Literatura rural.
Recomendamos la lectura de “Un Medico rural”
Autor: Franz Kafka
Son de esos libros que siempre hay que leer, entretenido.
Estaba muy preocupado; debía emprender un viaje urgente; un
enfermo de gravedad me estaba esperando en un pueblo a diez millas de
distancia; una violenta tempestad de nieve azotaba el vasto espacio que nos
separaba; yo tenía un coche, un cochecito ligero, de grandes ruedas,
exactamente apropiado para correr por nuestros caminos; envuelto en el abrigo
de pieles, con mi maletín en la mano, esperaba en el patio, listo para marchar;
pero faltaba el caballo... El mío se había muerto la noche anterior, agotado
por las fatigas de ese invierno helado; mientras tanto, mi criada corría por el
pueblo, en busca de un caballo prestado; pero estaba condenada al fracaso, yo
lo sabía, y a pesar de eso continuaba allí inútilmente, cada vez más envarado,
bajo la nieve que me cubría con su pesado manto.

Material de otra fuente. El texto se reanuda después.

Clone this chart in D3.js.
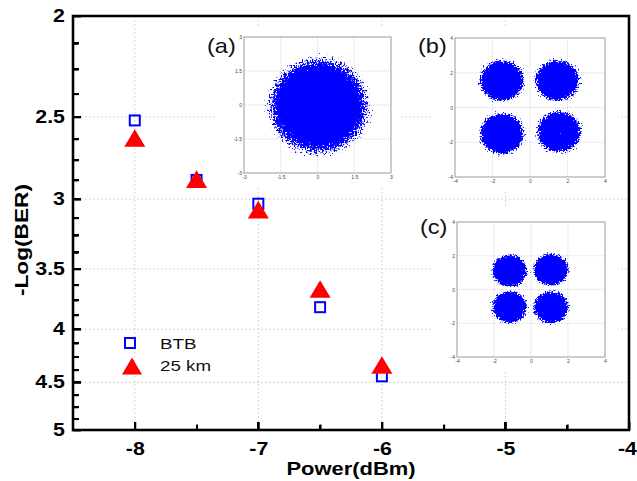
<!DOCTYPE html>
<html>
<head>
<meta charset="utf-8">
<script src="https://cdn.jsdelivr.net/npm/d3@7"></script>
<style>
  body { margin: 0; background: #fff; }
  #chart { position: relative; width: 637px; height: 481px; }
  svg { display: block; font-family: "Liberation Sans", Arial, sans-serif; }
  .ink { position: absolute; background: #000; pointer-events: none; }
</style>
</head>
<body>
<div id="chart"></div>
<script>
// measured points
const powers = [-8, -7.5, -7, -6.5, -6];
const btb = [2.52, 2.875, 3.03, 3.81, 4.44];
const km25 = [2.62, 2.87, 3.07, 3.66, 4.33];

const yTicks = [2, 2.5, 3, 3.5, 4, 4.5, 5];
const yMinor = d3.range(2.125, 5, 0.125).filter(v => !yTicks.includes(v));
const xTicks = [-8, -7, -6, -5, -4];
const xMinor = [-7.5, -6.5, -5.5, -4.5];
const seriesNames = ["BTB", "25 km"];

// constellation insets: cluster centre x, y, outer radius x, y
const insetNames = ["(a)", "(b)", "(c)"];
const ticksA = [-3, -1.5, 0, 1.5, 3];
const ticksBC = [-4, -2, 0, 2, 4];
const cloudA = [[0.05, -0.05, 2.6, 2.7]];
const cloudB = [[-1.5, 1.55, 1.55, 1.55], [1.45, 1.55, 1.55, 1.55], [-1.5, -1.5, 1.55, 1.55], [1.55, -1.4, 1.55, 1.55]];
const cloudC = [[-1.16, 1.11, 1.25, 1.25], [1.08, 1.17, 1.25, 1.25], [-1.16, -1.05, 1.25, 1.25], [1.08, -1.05, 1.25, 1.25]];

const W = 637, H = 481;
const margin = {top: 16, right: 8, bottom: 51, left: 73};
const plotW = W - margin.left - margin.right;
const plotH = H - margin.top - margin.bottom;
const SX = 1.22;

const chart = d3.select("#chart");
const svg = chart.append("svg").attr("width", W).attr("height", H);

const defs = svg.append("defs");
const grad = defs.append("radialGradient").attr("id", "cloud");
[[0, 1], [0.58, 1], [1, 0]].forEach(s =>
  grad.append("stop").attr("offset", s[0]).attr("stop-color", "#0000ff").attr("stop-opacity", s[1]));

// scattered dots on the soft edge of each cloud
const filt = defs.append("filter").attr("id", "speckle")
    .attr("x", "-5%").attr("y", "-5%").attr("width", "110%").attr("height", "110%");
filt.append("feTurbulence").attr("type", "fractalNoise").attr("baseFrequency", 0.6)
    .attr("numOctaves", 2).attr("seed", 4).attr("result", "noise");
filt.append("feColorMatrix").attr("in", "noise").attr("type", "matrix")
    .attr("values", "0 0 0 0 0  0 0 0 0 0  0 0 0 0 0  1 0 0 0 0").attr("result", "na");
filt.append("feComposite").attr("in", "na").attr("in2", "SourceAlpha").attr("operator", "arithmetic")
    .attr("k1", 0).attr("k2", 9).attr("k3", 9).attr("k4", -9.6).attr("result", "mask");
filt.append("feFlood").attr("flood-color", "#0000ff").attr("result", "blue");
filt.append("feComposite").attr("in", "blue").attr("in2", "mask").attr("operator", "in");

const x = d3.scaleLinear().domain([-8.5, -4]).range([0, plotW]);
const y = d3.scaleLog().domain([2, 5]).range([0, plotH]);

const g = svg.append("g").attr("transform", `translate(${margin.left},${margin.top})`);

// dotted grid
g.append("g").selectAll("line").data(xTicks.slice(0, -1)).join("line")
    .attr("x1", d => x(d)).attr("x2", d => x(d)).attr("y1", 0).attr("y2", plotH)
    .attr("stroke", "#c8c8c8").attr("stroke-width", 1).attr("stroke-dasharray", "1.5,2.5");
g.append("g").selectAll("line").data(yTicks.slice(1, -1)).join("line")
    .attr("y1", d => y(d)).attr("y2", d => y(d)).attr("x1", 0).attr("x2", plotW)
    .attr("stroke", "#c8c8c8").attr("stroke-width", 1).attr("stroke-dasharray", "1.5,2.5");

// insets
const insets = [
  {name: insetNames[0], ticks: ticksA, cloud: cloudA, box: [217, 27, 183, 161], frame: [244, 37, 147, 136], lab: [207, 52.5]},
  {name: insetNames[1], ticks: ticksBC, cloud: cloudB, box: [433, 27, 185, 163], frame: [455, 38, 150, 139], lab: [418, 52.5]},
  {name: insetNames[2], ticks: ticksBC, cloud: cloudC, box: [432, 208, 186, 162], frame: [457, 222, 148, 135], lab: [420, 233.5]}
];

const insetLayer = svg.append("g");
insets.forEach(ins => {
  insetLayer.append("rect").attr("x", ins.box[0]).attr("y", ins.box[1])
      .attr("width", ins.box[2]).attr("height", ins.box[3]).attr("fill", "#fff");
  const [fx, fy, fw, fh] = ins.frame;
  const ig = insetLayer.append("g").attr("transform", `translate(${fx},${fy})`);
  const ext = d3.extent(ins.ticks);
  const ix = d3.scaleLinear().domain(ext).range([0, fw]);
  const iy = d3.scaleLinear().domain(ext).range([fh, 0]);

  ig.append("g").selectAll("line").data(ins.ticks.slice(1, -1)).join("line")
      .attr("x1", d => ix(d)).attr("x2", d => ix(d)).attr("y1", 0).attr("y2", fh)
      .attr("stroke", "#cfcfcf").attr("stroke-width", 0.8).attr("stroke-dasharray", "1,1");
  ig.append("g").selectAll("line").data(ins.ticks.slice(1, -1)).join("line")
      .attr("y1", d => iy(d)).attr("y2", d => iy(d)).attr("x1", 0).attr("x2", fw)
      .attr("stroke", "#cfcfcf").attr("stroke-width", 0.8).attr("stroke-dasharray", "1,1");

  ig.append("g").selectAll("ellipse").data(ins.cloud).join("ellipse")
      .attr("cx", d => ix(d[0])).attr("cy", d => iy(d[1]))
      .attr("rx", d => ix(d[2]) - ix(0)).attr("ry", d => iy(0) - iy(d[3]))
      .attr("fill", "url(#cloud)").attr("filter", "url(#speckle)");

  ig.append("rect").attr("width", fw).attr("height", fh)
      .attr("fill", "none").attr("stroke", "#9a9a9a").attr("stroke-width", 1);

  const ax = ig.append("g").attr("transform", `translate(0,${fh})`)
      .call(d3.axisBottom(ix).tickValues(ins.ticks).tickSize(0).tickPadding(2).tickFormat(d => String(d)));
  const ay = ig.append("g")
      .call(d3.axisLeft(iy).tickValues(ins.ticks).tickSize(0).tickPadding(2).tickFormat(d => String(d)));
  [ax, ay].forEach(a => {
    a.select(".domain").remove();
    a.selectAll("text").attr("font-size", 5).attr("fill", "#444").attr("font-family", "Liberation Sans, Arial");
  });

  insetLayer.append("text").attr("transform", `translate(${ins.lab[0]},${ins.lab[1]}) scale(1.12,1)`)
      .attr("font-size", 21).attr("fill", "#111").text(ins.name);
});

// main axes with inward ticks
const plot = svg.append("g").attr("transform", `translate(${margin.left},${margin.top})`);
const yAx = plot.append("g").call(d3.axisLeft(y).tickValues(yTicks).tickSize(-8).tickPadding(8).tickFormat(d => String(d)));
const yMin = plot.append("g").call(d3.axisLeft(y).tickValues(yMinor).tickSize(-5.5).tickFormat(() => ""));
const xAx = plot.append("g").attr("transform", `translate(0,${plotH})`)
    .call(d3.axisBottom(x).tickValues(xTicks).tickSize(-8).tickPadding(13).tickFormat(d => String(d)));
const xMin = plot.append("g").attr("transform", `translate(0,${plotH})`)
    .call(d3.axisBottom(x).tickValues(xMinor).tickSize(-5.5).tickFormat(() => ""));

[yAx, yMin, xAx, xMin].forEach(a => {
  a.select(".domain").remove();
  a.selectAll(".tick line").attr("stroke", "#111").attr("stroke-width", 2);
});

yAx.selectAll("text").attr("x", null).attr("transform", `translate(-8,0) scale(${SX},1)`);
xAx.selectAll("text").attr("transform", `scale(${SX},1)`);
xAx.selectAll("text").filter(d => d === -4).attr("text-anchor", "end").attr("x", 7.5 / SX);
[yAx, xAx].forEach(a => a.selectAll("text")
    .attr("font-size", 17.5).attr("font-weight", "bold").attr("fill", "#000")
    .attr("font-family", "Liberation Sans, Arial"));

plot.append("rect").attr("x", 0).attr("y", 0).attr("width", plotW).attr("height", plotH)
    .attr("fill", "none").attr("stroke", "#111").attr("stroke-width", 2.6);

// titles
svg.append("text").attr("transform", `translate(351,475) scale(${SX},1)`)
    .attr("text-anchor", "middle").attr("font-size", 18).attr("font-weight", "bold").text("Power(dBm)");
svg.append("text").attr("transform", `translate(28,240) rotate(-90) scale(1.26,1)`)
    .attr("text-anchor", "middle").attr("font-size", 18).attr("font-weight", "bold").text("-Log(BER)");

// markers
const tri = s => `M0,${-s * 0.42}L${s / 2},${s * 0.42}L${-s / 2},${s * 0.42}Z`;
plot.append("g").selectAll("rect").data(powers).join("rect")
    .attr("x", d => x(d) - 5).attr("y", (d, i) => y(btb[i]) - 5)
    .attr("width", 10).attr("height", 10)
    .attr("fill", "none").attr("stroke", "#0000ff").attr("stroke-width", 2);
plot.append("g").selectAll("path").data(powers).join("path")
    .attr("transform", (d, i) => `translate(${x(d)},${y(km25[i])})`)
    .attr("d", tri(21)).attr("fill", "#ff0000");

// legend
const leg = svg.append("g");
leg.append("rect").attr("x", 125).attr("y", 338).attr("width", 10).attr("height", 10)
    .attr("fill", "none").attr("stroke", "#0000ff").attr("stroke-width", 2);
leg.append("path").attr("transform", "translate(132,366)").attr("d", tri(20)).attr("fill", "#ff0000");
leg.selectAll("text").data(seriesNames).join("text")
    .attr("transform", (d, i) => `translate(160,${349 + i * 22}) scale(1.25,1)`)
    .attr("font-size", 15).attr("fill", "#111").text(d => d);

// frame and ticks again as html bars over the svg
const L = margin.left, T = margin.top, bw = 2.6;
const bars = [
  [L - bw / 2, T - bw / 2, plotW + bw, bw], [L - bw / 2, T + plotH - bw / 2, plotW + bw, bw],
  [L - bw / 2, T - bw / 2, bw, plotH + bw], [L + plotW - bw / 2, T - bw / 2, bw, plotH + bw]
];
yTicks.forEach(v => bars.push([L, T + y(v) - 1, 8, 2]));
yMinor.forEach(v => bars.push([L, T + y(v) - 1, 5.5, 2]));
xTicks.forEach(v => bars.push([L + x(v) - 1, T + plotH - 8, 2, 8]));
xMinor.forEach(v => bars.push([L + x(v) - 1, T + plotH - 5.5, 2, 5.5]));
chart.selectAll("div.ink").data(bars).join("div").attr("class", "ink")
    .style("left", d => d[0] + "px").style("top", d => d[1] + "px")
    .style("width", d => d[2] + "px").style("height", d => d[3] + "px");
</script>
</body>
</html>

En la puerta apareció la muchacha,
sola, y agitó la lámpara; naturalmente, ¿quién habría prestado su caballo para
semejante viaje? Atravesé el patio, no hallaba ninguna solución; distraído y
desesperado a la vez, golpeé con el pie la ruinosa puerta de la pocilga,
deshabitada desde hacía años. La puerta se abrió, y siguió oscilando sobre sus
bisagras. De la pocilga salió una vaharada como de establo, un olor a caballos.
Una polvorienta linterna colgaba de una cuerda.
Un individuo, acurrucado en el tabique bajo, mostró su
rostro claro, de ojitos azules.
-¿Los engancho al coche? -preguntó, acercándose a cuatro
patas.
No supe qué decirle, y me agaché para ver qué había dentro
de la pocilga. La criada estaba a mi lado.
-Uno nunca sabe lo que puede encontrar en su propia casa
-dijo ésta. Y ambos nos echamos a reír.
-¡Hola, hermano, hola, hermana! -gritó el palafrenero, y dos
caballos, dos magníficas bestias de vigorosos flancos, con las piernas dobladas
y apretadas contra el cuerpo, las perfectas cabezas agachadas, como las de los
camellos, se abrieron paso una tras otra por el hueco de la puerta, que
llenaban por completo. Pero una vez afuera se irguieron sobre sus largas patas,
despidiendo un espeso vapor.
-Ayúdalo -dije a la criada, y ella, dócil, alargó los arreos
al caballerizo. Pero apenas llegó a su lado, el hombre la abrazó y acercó su
rostro al rostro de la joven. Esta gritó, y huyó hacia mí; sobre sus mejillas
se veían, rojas, las marcas de dos hileras de dientes.